Because defendants do not appear to have produced a legal expert to opine on Austrian law, the Court relies on plaintiffs' expert. An Austrian investment fund has "no legal personality of its own." (Karollus Decl. ¶ 13.) "It is administered by a management company" and "[o]nly the management company is entitled to act for the account of a fund." (Id.) Furthermore, "in order for the management company to be entitled to pursue claims for the account of the fund, there is no need for an explicit consent by the fund's owners . . . or a particular power of attorney . . . . Nor is it necessary that the power to file claims is mentioned in the fund rules. The power of the management company to file claims for the account of the fund is directly derived from and based on the statute." (Id. ¶ 19.) From these and other statements in plaintiffs' expert's declaration, the Court concludes that the relationship between Austrian funds and their management companies qualifies for the Huff exception, and therefore that the management companies have standing to pursue the funds' claims.

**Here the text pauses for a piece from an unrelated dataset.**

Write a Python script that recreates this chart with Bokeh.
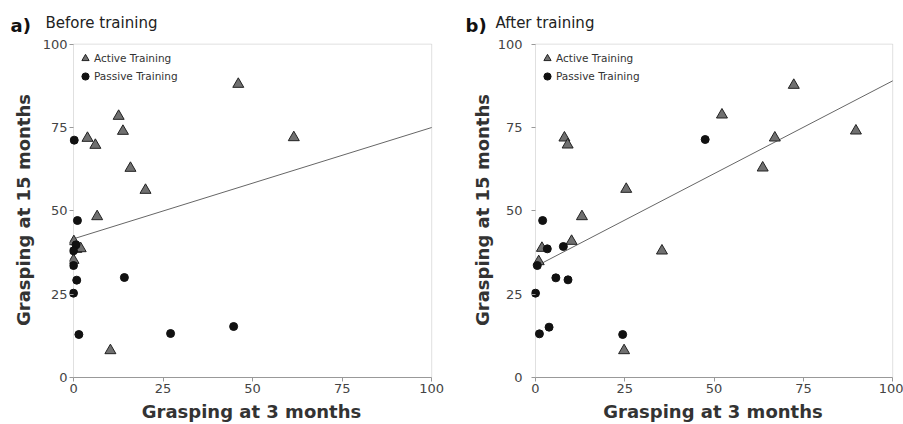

Defendants challenge Raiffeisen and AGF's standing to bring claims on behalf of certain Austrian funds. Defendants appear to concede, however, that Raiffeisen is the management company for its funds, challenging only its failure to produce certain contracts that might limit its authority and its ability to satisfy the Huff rule. (Def. Br. Individual Pl. at 30; Def. Reply Br. Individual Pl. at 14.) The Court concludes that because Raiffeisen is authorized to sue as a matter of law, the failure to produce these contracts is immaterial to standing, and that because Raiffeisen qualifies under the Huff exception, its failure to satisfy the Huff rule is irrelevant. Raiffeisen therefore has standing to bring its claims. AGF received assignments from four Austrian funds and defendants do not challenge the standing of its assignors.

The Danish Funds

The Danish investment vehicles at issue are referred to as "Danish Investment Associations" or "Special-Purpose Associations" ("Associations"). (Rostock-Jensen Decl. ¶ 1.2.) Each Association is governed by a board of directors elected by the Association's members. (Id. ¶ 3.1.) The board of directors has authority to "leave the day-to-day management to an investment management company approved by the Danish FSA" that "solely carries out management, investment or marketing activities, and does so solely on behalf of the relevant associations." (Id. ¶¶ 3.2, 3.3.) An Association is "an autonomous legal entity" that "can be a party to a lawsuit regarding the activities of the Association." (Id. ¶ 4.1.) While Danish law is clear that members of an Association cannot bring suit, (id. ¶ 4.3), it is less clear whether investment management companies can do so by operation of law (id. ¶ 5.1). It is possible, if not likely, that Danish law would include in the definition of "day-to-day management" the prosecution of lawsuits on behalf of the Association. (Id. ¶ 5.2.) However, the powers of investment management companies are to some extent limited, including a lack of authority to enter contracts on behalf of the Association and potentially the power to sign for the Association more generally. (Id. ¶¶ 5.4-5.5.)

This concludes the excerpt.